SpaceX Falcon Heavy Success Prepares the US for Interplanetary Travel

AGENDA 21 RADIO

BY CHRISS STREET NEWPORT BEACH, CA

SpaceX’s mammoth 27 engine Falcon Heavy rocket flawlessly lifted-off from the Kennedy Space Center in its maiden flight to Mars as the U.S. prepares for inter-planetary travel.

After upper atmosphere winds subsided with just 15 minutes left before the mission would have had to be scrubbed for the day, all three booster engines sets produced 5-mllion pounds of thrust to power the 230-foot high Falcon Heavy into space.

Chairman Elon Musk’s refers to Falcon Heavy as ‘Big F***ing Rocket’, because it has the capability of lifting 140,700 pounds of payload into space. That gives Falcon Heavy twice the capability of the current big satellite lift leader, United Launch Alliance’s Delta IV Heavy Booster.

About eight minutes after blast-off, both side-mounted boosters on Falcon Heavy made picture perfect side-by-side upright intact landing recoveries Kennedy Air Force Station LZ-1 and LZ-2 at seven miles south of the launch site.

The main core booster rocket perfectly approached its recovery platform in the mid-Atlantic. But after the rocket flipped correctly, its recovery engine failed to ignite and the rocket hit the ocean at 300-miles per hour and sank near its recovery platform.

Prior to lift-off, Musk was sheepishly claiming that there was only a 50-50 chance for a successful Falcon Heavy first-time launch. His humility regarding the technical challenges of the mission was probably related to SpaceX president Gwynne Shotwell telling reporters last May that the company had a success rate of 94 percent. SpaceX subsequently suffered a couple wildly expensive satellite-launch failures.

SpaceX planning to charge only $90 million per launch for its Falcon Heavy’s private sector booster, represents a death knell for NASA’s $35 billion Space Launch System. Passed by the Obama Administration at the height of its Democrat-majority control of Congress in 2010, the federal government owned and operated “SLS” had planned to charge $1 billion per launch.

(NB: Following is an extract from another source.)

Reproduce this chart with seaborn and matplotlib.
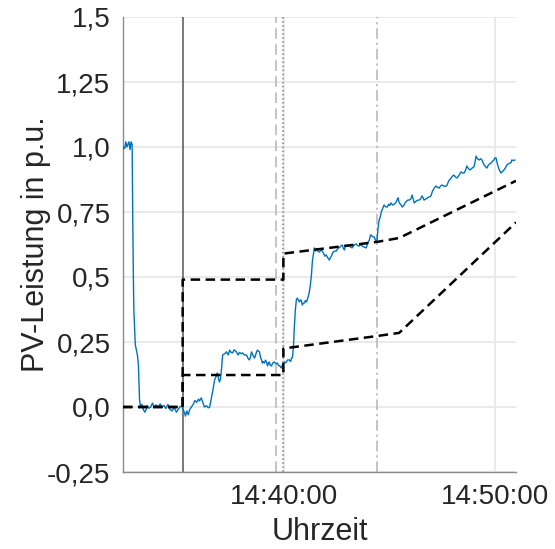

Musk said that just for fun, he loaded a Tesla midnight-cherry-red Roadster convertible in the rocket’s nosecone. After reaching space, the nosecone’s protective fairings separated to reveal a “Starman” dummy in the driver’s seat and the Roadster’s radio playing a continuous loop of David Bowie’s ‘Life on Mars’ song. He hopes expects that Starman will continue to broadcasting from his Tesla Roadster as it orbits around the “Red Planet.”